FinCEN released the final regulations regarding BOIR requirements on September 29, 2022 and regarding access to BOIR by individuals and entities other than FinCEN on December 22, 2023, both of which were effective as of January 1, 2024. The CTA regulations require domestic and foreign reporting companies formed or registered before 2024 to file their initial BOIRs by January 1, 2025, and domestic and foreign reporting companies formed or registered during 2024 to file their initial BOIRs within 90 days after formation or registration. The filing requirements are discussed in detail in our previous client alert, Corporate Transparency Act ─Three Months In.

The Court Order imposes a preliminary injunction, and the Top Cop Shop Court has not issued a final decision as to the constitutionality of the CTA or its implementing regulations as promulgated by FinCEN. However, the Court found that the CTA and its implementing regulations are "likely unconstitutional" for purposes of issuing the preliminary injunction. The preliminary injunction should remain in place until further order of the Court. An appeal by the US government has been filed.

Reporting companies appear to continue to have a legal obligation to file their BOIRs.

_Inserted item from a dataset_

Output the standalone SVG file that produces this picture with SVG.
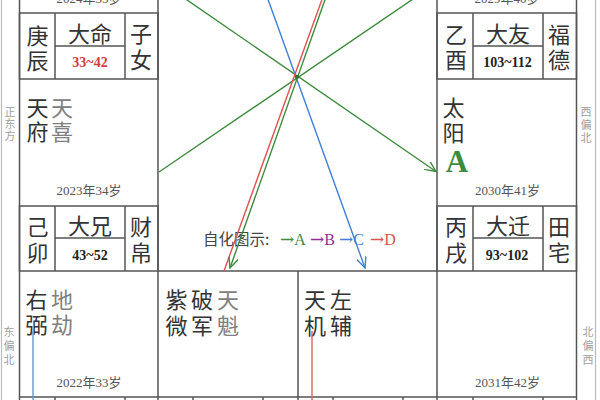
<svg xmlns="http://www.w3.org/2000/svg" width="600" height="400" viewBox="0 0 600 400">
<defs>
<style>
.bd{fill:none;stroke:#555;stroke-width:1.5}
.out{fill:none;stroke:#bbb;stroke-width:1.2}
.ch{font-family:"Noto Sans CJK SC","Noto Sans",sans-serif;font-size:22px;fill:#333;text-anchor:middle;dominant-baseline:central}
.g{fill:#808080}
.rng{font-family:"Liberation Serif","Noto Sans CJK SC",serif;font-size:14px;font-weight:bold;fill:#222;text-anchor:middle;dominant-baseline:central}
.age{font-family:"Liberation Serif","Noto Sans CJK SC",serif;font-size:13px;fill:#555;text-anchor:middle}
.dir{font-family:"Noto Sans CJK SC",sans-serif;font-size:11px;fill:#a0a0a0;text-anchor:middle;dominant-baseline:central}
.ln{fill:none;stroke-width:1.4}
.lg{font-family:"Liberation Serif","Noto Sans CJK SC",serif;font-size:16px}
.ar{font-family:"DejaVu Serif",serif;font-size:17px}
</style>
<marker id="ag" viewBox="0 0 12 10" refX="11" refY="5" markerWidth="12" markerHeight="10" markerUnits="userSpaceOnUse" orient="auto"><path d="M0,0 L11,5 L0,10" fill="none" stroke="#3d8b3d" stroke-width="1.4"/></marker>
<marker id="ab" viewBox="0 0 12 10" refX="11" refY="5" markerWidth="12" markerHeight="10" markerUnits="userSpaceOnUse" orient="auto"><path d="M0,0 L11,5 L0,10" fill="none" stroke="#3f7fd8" stroke-width="1.4"/></marker>
</defs>
<rect width="600" height="400" fill="#fff"/>

<g id="frame">
<line class="out" x1="1.5" y1="0" x2="1.5" y2="400"/>
<line class="out" x1="595.5" y1="0" x2="595.5" y2="400"/>
<line class="bd" x1="19.5" y1="0" x2="19.5" y2="400"/>
<line class="bd" x1="158" y1="0" x2="158" y2="400"/>
<line class="bd" x1="437" y1="0" x2="437" y2="400"/>
<line class="bd" x1="576.5" y1="0" x2="576.5" y2="400"/>
<line class="bd" x1="298" y1="271" x2="298" y2="400"/>
<line class="bd" x1="19.5" y1="397" x2="576.5" y2="397"/>
<line class="bd" x1="158" y1="271" x2="437" y2="271"/>
<g class="bd">
<line x1="55" y1="397" x2="55" y2="400"/><line x1="125" y1="397" x2="125" y2="400"/>
<line x1="193" y1="397" x2="193" y2="400"/><line x1="263" y1="397" x2="263" y2="400"/>
<line x1="333" y1="397" x2="333" y2="400"/><line x1="403" y1="397" x2="403" y2="400"/>
<line x1="473" y1="397" x2="473" y2="400"/><line x1="543" y1="397" x2="543" y2="400"/>
</g>
</g>

<g id="dirs">
<text class="dir" x="10" y="111">正</text><text class="dir" x="10" y="123">东</text><text class="dir" x="10" y="135">方</text>
<text class="dir" x="9" y="331">东</text><text class="dir" x="9" y="345">偏</text><text class="dir" x="9" y="359">北</text>
<text class="dir" x="586" y="111">西</text><text class="dir" x="586" y="124">偏</text><text class="dir" x="586" y="137">北</text>
<text class="dir" x="588" y="331">北</text><text class="dir" x="588" y="345">偏</text><text class="dir" x="588" y="359">西</text>
</g>

<g id="top-left">
<text class="age" x="89" y="3">2024年35岁</text>
</g>
<g id="top-right">
<text class="age" x="507" y="3">2029年40岁</text>
</g>

<g id="hdr-daming">
<rect class="bd" x="19.5" y="13" width="138.5" height="66"/>
<line class="bd" x1="55" y1="13" x2="55" y2="79"/><line class="bd" x1="125" y1="13" x2="125" y2="79"/>
<line class="bd" x1="55" y1="46" x2="125" y2="46"/>
<text class="ch" x="37.5" y="33.5">庚</text><text class="ch" x="37.5" y="59">辰</text>
<text class="ch" x="90" y="31.5">大命</text>
<text class="rng" x="90" y="62.5" style="fill:#d23c3c">33~42</text>
<text class="ch" x="141" y="32">子</text><text class="ch" x="141" y="57.5">女</text>
</g>

<g id="cell-tianfu">
<text class="ch" x="37.5" y="105.5">天</text><text class="ch" x="37.5" y="130">府</text>
<text class="ch g" x="62" y="105.5">天</text><text class="ch g" x="62" y="130">喜</text>
<text class="age" x="89" y="194.5">2023年34岁</text>
</g>

<g id="hdr-daxiong">
<rect class="bd" x="19.5" y="206" width="138.5" height="65"/>
<line class="bd" x1="55" y1="206" x2="55" y2="271"/><line class="bd" x1="125" y1="206" x2="125" y2="271"/>
<line class="bd" x1="55" y1="238" x2="125" y2="238"/>
<text class="ch" x="37.5" y="225">己</text><text class="ch" x="37.5" y="251">卯</text>
<text class="ch" x="90" y="224">大兄</text>
<text class="rng" x="90" y="255">43~52</text>
<text class="ch" x="141" y="225">财</text><text class="ch" x="141" y="251">帛</text>
</g>

<g id="cell-youbi">
<text class="ch" x="36.5" y="298">右</text><text class="ch" x="36.5" y="322.5">弼</text>
<text class="ch g" x="62" y="298">地</text><text class="ch g" x="62" y="322.5">劫</text>
<text class="age" x="89" y="387">2022年33岁</text>
</g>

<g id="cell-ziwei">
<text class="ch" x="176.5" y="298">紫</text><text class="ch" x="176.5" y="323.5">微</text>
<text class="ch" x="202" y="298">破</text><text class="ch" x="202" y="323.5">军</text>
<text class="ch g" x="228" y="298">天</text><text class="ch g" x="228" y="323.5">魁</text>
</g>

<g id="cell-tianji">
<text class="ch" x="315" y="298">天</text><text class="ch" x="315" y="323.5">机</text>
<text class="ch" x="341" y="298">左</text><text class="ch" x="341" y="323.5">辅</text>
</g>

<g id="hdr-dayou">
<rect class="bd" x="437" y="13" width="139.5" height="66"/>
<line class="bd" x1="473" y1="13" x2="473" y2="79"/><line class="bd" x1="543" y1="13" x2="543" y2="79"/>
<line class="bd" x1="473" y1="46" x2="543" y2="46"/>
<text class="ch" x="456" y="32.5">乙</text><text class="ch" x="456" y="58">酉</text>
<text class="ch" x="508" y="31.5">大友</text>
<text class="rng" x="507.5" y="62.5">103~112</text>
<text class="ch" x="559" y="32.5">福</text><text class="ch" x="559" y="58">德</text>
</g>

<g id="cell-taiyang">
<text class="ch" x="453.5" y="106">太</text><text class="ch" x="453.5" y="130.5">阳</text>
<text x="457" y="172" style="font-family:'Liberation Serif',serif;font-size:31px;font-weight:bold;fill:#3d8b3d;text-anchor:middle">A</text>
<text class="age" x="507.5" y="194.5">2030年41岁</text>
</g>

<g id="hdr-daqian">
<rect class="bd" x="437" y="206" width="139.5" height="65"/>
<line class="bd" x1="473" y1="206" x2="473" y2="271"/><line class="bd" x1="543" y1="206" x2="543" y2="271"/>
<line class="bd" x1="473" y1="238" x2="543" y2="238"/>
<text class="ch" x="456" y="225">丙</text><text class="ch" x="456" y="251">戌</text>
<text class="ch" x="508" y="224">大迁</text>
<text class="rng" x="507" y="255">93~102</text>
<text class="ch" x="559" y="225">田</text><text class="ch" x="559" y="251">宅</text>
</g>

<g id="cell-br">
<text class="age" x="507.5" y="386.5">2031年42岁</text>
</g>

<g id="legend">
<text x="203" y="245" style="font-family:'Noto Sans CJK SC',sans-serif;font-size:15.5px;fill:#444">自化图示:</text>
<text class="lg" y="245"><tspan class="ar" x="280" fill="#3d8b3d">→</tspan><tspan fill="#3d8b3d">A</tspan><tspan class="ar" x="310" fill="#8e2f9a">→</tspan><tspan fill="#8e2f9a">B</tspan><tspan class="ar" x="339" fill="#3f7fd8">→</tspan><tspan fill="#3f7fd8">C</tspan><tspan class="ar" x="370" fill="#d9534f">→</tspan><tspan fill="#d9534f">D</tspan></text>
</g>

<g id="connectors">
<line class="ln" x1="158" y1="-20" x2="436" y2="171.5" stroke="#3d8b3d" marker-end="url(#ag)"/>
<line class="ln" x1="441" y1="-20" x2="159" y2="172" stroke="#3d8b3d"/>
<line class="ln" x1="261" y1="-20" x2="365" y2="268" stroke="#3f7fd8" marker-end="url(#ab)"/>
<line class="ln" x1="329" y1="-20" x2="224" y2="271" stroke="#e05252"/>
<line class="ln" x1="332" y1="-20" x2="230" y2="268" stroke="#3d8b3d" marker-end="url(#ag)"/>
<circle cx="297" cy="77" r="2" fill="#2e6e2e"/>
<line class="ln" x1="33" y1="331" x2="33" y2="400" stroke="#5b9bd5"/>
<line class="ln" x1="312" y1="331" x2="312" y2="400" stroke="#e06060"/>
</g>
</svg>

However, due to the Court Order stay of the January 1, 2025 deadline and FinCEN confirmation that it will not enforce any of the CTA compliance deadlines, reporting companies may wait to file BOIR until further guidance is issued by FinCEN or the Court Order is overturned.

The Court Order's BOIR filing stay arguably applies only to the January 1, 2025 compliance deadline for reporting companies formed or registered before 2024. The plain language of the decision does not appear to apply to the 90-day BOIR filing deadline for reporting companies formed or registered during 2024 or to the 30-day deadline to correct previously filed BOIRs. However, based on the FinCEN Alert, as long as the preliminary injunction under the Court Order remains in effect, FinCEN will not impose the daily monetary penalties to reporting companies that do not file their initial, corrected or updated BOIR.

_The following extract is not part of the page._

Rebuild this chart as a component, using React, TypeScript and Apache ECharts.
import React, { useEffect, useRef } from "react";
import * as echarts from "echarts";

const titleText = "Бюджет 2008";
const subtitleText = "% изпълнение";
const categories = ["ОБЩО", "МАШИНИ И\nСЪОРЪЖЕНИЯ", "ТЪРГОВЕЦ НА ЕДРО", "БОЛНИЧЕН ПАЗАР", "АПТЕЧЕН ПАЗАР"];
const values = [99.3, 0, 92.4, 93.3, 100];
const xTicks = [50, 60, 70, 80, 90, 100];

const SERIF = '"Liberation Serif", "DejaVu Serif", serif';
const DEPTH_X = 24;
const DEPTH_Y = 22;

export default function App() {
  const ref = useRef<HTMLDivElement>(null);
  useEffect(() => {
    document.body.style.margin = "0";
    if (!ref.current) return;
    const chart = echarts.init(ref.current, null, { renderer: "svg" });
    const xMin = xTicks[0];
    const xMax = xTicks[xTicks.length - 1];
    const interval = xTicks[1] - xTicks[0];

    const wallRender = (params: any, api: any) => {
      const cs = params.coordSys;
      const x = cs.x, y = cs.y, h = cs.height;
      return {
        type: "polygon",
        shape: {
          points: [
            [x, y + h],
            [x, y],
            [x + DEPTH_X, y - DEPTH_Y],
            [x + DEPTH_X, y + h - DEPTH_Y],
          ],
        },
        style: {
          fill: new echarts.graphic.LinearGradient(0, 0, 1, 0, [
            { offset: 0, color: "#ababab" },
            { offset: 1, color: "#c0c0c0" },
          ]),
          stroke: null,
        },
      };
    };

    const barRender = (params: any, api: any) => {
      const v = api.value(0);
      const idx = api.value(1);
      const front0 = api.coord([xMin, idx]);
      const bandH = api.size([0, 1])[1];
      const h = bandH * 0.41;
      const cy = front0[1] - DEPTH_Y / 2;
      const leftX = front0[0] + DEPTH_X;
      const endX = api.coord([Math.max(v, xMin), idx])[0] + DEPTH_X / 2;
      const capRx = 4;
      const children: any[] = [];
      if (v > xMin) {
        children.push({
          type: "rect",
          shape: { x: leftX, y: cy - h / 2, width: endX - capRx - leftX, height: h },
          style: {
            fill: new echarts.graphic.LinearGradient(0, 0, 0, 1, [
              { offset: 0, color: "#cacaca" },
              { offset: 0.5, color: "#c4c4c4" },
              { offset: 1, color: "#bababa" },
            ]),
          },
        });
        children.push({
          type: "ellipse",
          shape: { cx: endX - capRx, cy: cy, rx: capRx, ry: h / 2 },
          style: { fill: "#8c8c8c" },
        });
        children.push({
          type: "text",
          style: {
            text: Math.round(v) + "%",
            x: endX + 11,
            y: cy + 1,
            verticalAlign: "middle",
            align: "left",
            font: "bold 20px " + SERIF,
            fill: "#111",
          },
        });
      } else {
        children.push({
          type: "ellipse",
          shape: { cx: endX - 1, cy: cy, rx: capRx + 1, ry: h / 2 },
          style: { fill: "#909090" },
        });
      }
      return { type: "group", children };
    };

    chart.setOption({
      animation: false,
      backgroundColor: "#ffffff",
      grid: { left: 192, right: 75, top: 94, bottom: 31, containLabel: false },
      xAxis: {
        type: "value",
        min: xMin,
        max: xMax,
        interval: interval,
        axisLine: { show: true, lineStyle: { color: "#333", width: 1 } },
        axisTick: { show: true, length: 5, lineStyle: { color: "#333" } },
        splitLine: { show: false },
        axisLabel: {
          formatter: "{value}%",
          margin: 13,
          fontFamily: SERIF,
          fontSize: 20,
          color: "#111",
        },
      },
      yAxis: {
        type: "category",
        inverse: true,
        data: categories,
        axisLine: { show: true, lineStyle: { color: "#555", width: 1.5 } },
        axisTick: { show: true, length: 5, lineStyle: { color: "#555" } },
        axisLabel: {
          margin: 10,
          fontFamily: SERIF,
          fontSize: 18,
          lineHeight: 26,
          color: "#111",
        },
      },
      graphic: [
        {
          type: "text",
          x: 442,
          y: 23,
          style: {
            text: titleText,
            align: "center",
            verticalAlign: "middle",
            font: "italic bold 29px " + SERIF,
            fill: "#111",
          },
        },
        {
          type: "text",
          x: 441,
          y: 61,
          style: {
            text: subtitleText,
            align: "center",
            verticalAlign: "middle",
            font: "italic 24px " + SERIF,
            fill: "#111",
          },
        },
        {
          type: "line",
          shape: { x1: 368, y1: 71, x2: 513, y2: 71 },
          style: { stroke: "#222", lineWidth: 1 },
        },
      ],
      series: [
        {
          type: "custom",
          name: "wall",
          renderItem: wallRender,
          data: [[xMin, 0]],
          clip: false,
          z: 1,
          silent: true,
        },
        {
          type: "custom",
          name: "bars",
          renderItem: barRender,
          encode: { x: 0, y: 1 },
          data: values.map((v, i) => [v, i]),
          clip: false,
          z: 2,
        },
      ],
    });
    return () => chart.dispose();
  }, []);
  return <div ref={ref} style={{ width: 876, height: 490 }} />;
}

As a reminder, the CTA imposes criminal and civil penalties for willfully providing false or fraudulent beneficial ownership information, or willfully failing to report complete or updated beneficial ownership information. A violation may result in a civil penalty of USD 500 per day for each day that the violation continues or is not remedied, or a criminal fine of not more than USD 10,000, imprisonment for not more than two years, or both. A safe harbor (i.e. no civil or criminal penalties) may apply if a person has reason to believe a submitted report contained inaccurate information and within 90 days "voluntarily and promptly" submits a corrected report. However, the safe harbor is not available if the person knowingly submitted false information in the first report.

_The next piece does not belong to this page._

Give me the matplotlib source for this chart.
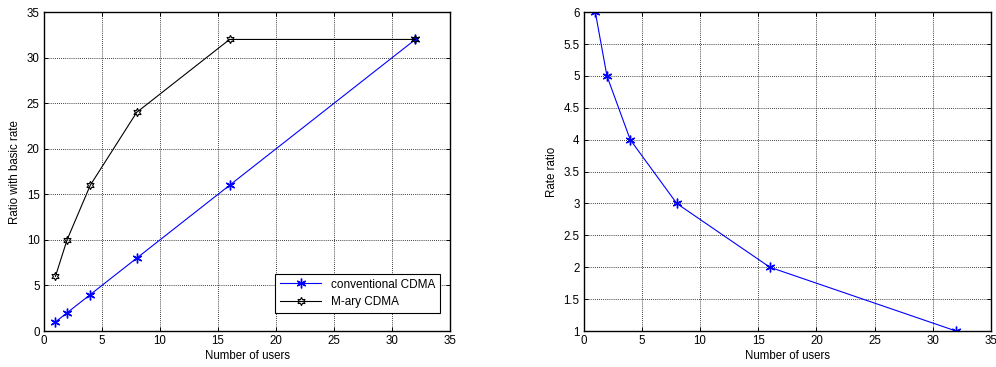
import matplotlib.pyplot as plt
import numpy as np

plt.rcParams['font.family'] = ['Liberation Sans', 'DejaVu Sans']
plt.rcParams['font.size'] = 8.3

users = [1, 2, 4, 8, 16, 32]
conv_ratio = [1, 2, 4, 8, 16, 32]
mary_ratio = [6, 10, 16, 24, 32, 32]
rate_ratio = [6, 5, 4, 3, 2, 1]

fig = plt.figure(figsize=(9.96, 3.67), dpi=100)
ax1 = fig.add_axes([0.044, 0.098, 0.408, 0.869])
ax2 = fig.add_axes([0.586, 0.098, 0.409, 0.869])

asterisk = (6, 2, 0)
hexagram = (6, 1, 0)


def style(ax):
    ax.grid(True, color='k', linestyle=(0, (1, 1.5)), linewidth=0.6)
    ax.tick_params(direction='in', length=3, width=0.7, top=True, right=True, pad=3)
    for s in ax.spines.values():
        s.set_linewidth(1.0)
    ax.set_xlim(0, 35)
    ax.set_xticks(np.arange(0, 36, 5))
    ax.set_xlabel('Number of users', labelpad=2)


ax1.plot(users, conv_ratio, color='b', marker=asterisk, markersize=7, markeredgewidth=1.0,
         linewidth=0.8, label='conventional CDMA')
ax1.plot(users, mary_ratio, color='k', marker=hexagram, markersize=6, markerfacecolor='none',
         markeredgewidth=0.8, linewidth=0.8, label='M-ary CDMA')
style(ax1)
ax1.set_ylim(0, 35)
ax1.set_yticks(np.arange(0, 36, 5))
ax1.set_ylabel('Ratio with basic rate', labelpad=4)
leg = ax1.legend(loc='lower right', bbox_to_anchor=(0.975, 0.056), borderaxespad=0,
                 fancybox=False, edgecolor='k', framealpha=1,
                 handlelength=3.5, fontsize=8.5)
leg.get_frame().set_linewidth(0.8)

ax2.plot(users, rate_ratio, color='b', marker=asterisk, markersize=7, markeredgewidth=1.0,
         linewidth=0.8)
style(ax2)
ax2.set_ylim(1, 6)
ax2.set_yticks(np.arange(1, 6.01, 0.5))
ax2.set_yticklabels(['1', '1.5', '2', '2.5', '3', '3.5', '4', '4.5', '5', '5.5', '6'])
ax2.set_ylabel('Rate ratio', labelpad=4)

fig.savefig('out.png', dpi=100)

Reporting companies should continue to monitor any guidance from the Court in Top Cop Shop, US Treasury, and FinCEN to confirm any updates to their filing obligations accordingly. As an observation, even if the current Department of Justice seeks to overturn the Top Cop Shop decision on appeal, it is noteworthy that in 2021, then-President Trump vetoed the CTA. His veto was ultimately overridden by a two-thirds vote in both the House and the Senate. This may be an indication that new Department of Justice leadership would not seek to defend the CTA.

As a reminder, as posted on the FinCEN website, among other pending lawsuits, on March 1, 2024, the US District Court for the Northern District of Alabama, Northeastern Division, entered a declaratory judgment, determining that the CTA violates the Constitution's limits on Congress's power and enjoining US Treasury and FinCEN from enforcing the CTA against the specific plaintiffs, namely: Isaac Winkles, reporting companies for which Isaac Winkles is the beneficial owner or applicant, the National Small Business Association (NSBA) and NSBA members.3 FinCEN has stated in a prior notice posted on its website that it will comply with the court order for as long as it remains in effect in respect of the plaintiffs in the case, currently pending on appeal by the US government.


1 Texas Top Cop Shop, Inc. v. Garland, No. 4:24-cv-00478 (E.D. Tex. Dec. 3, 2024).

2 Original content updated after the release of FinCEN alert.

3 National Small Business United v. Yellen, No. 5:22-cv-01448 (N.D. Ala.).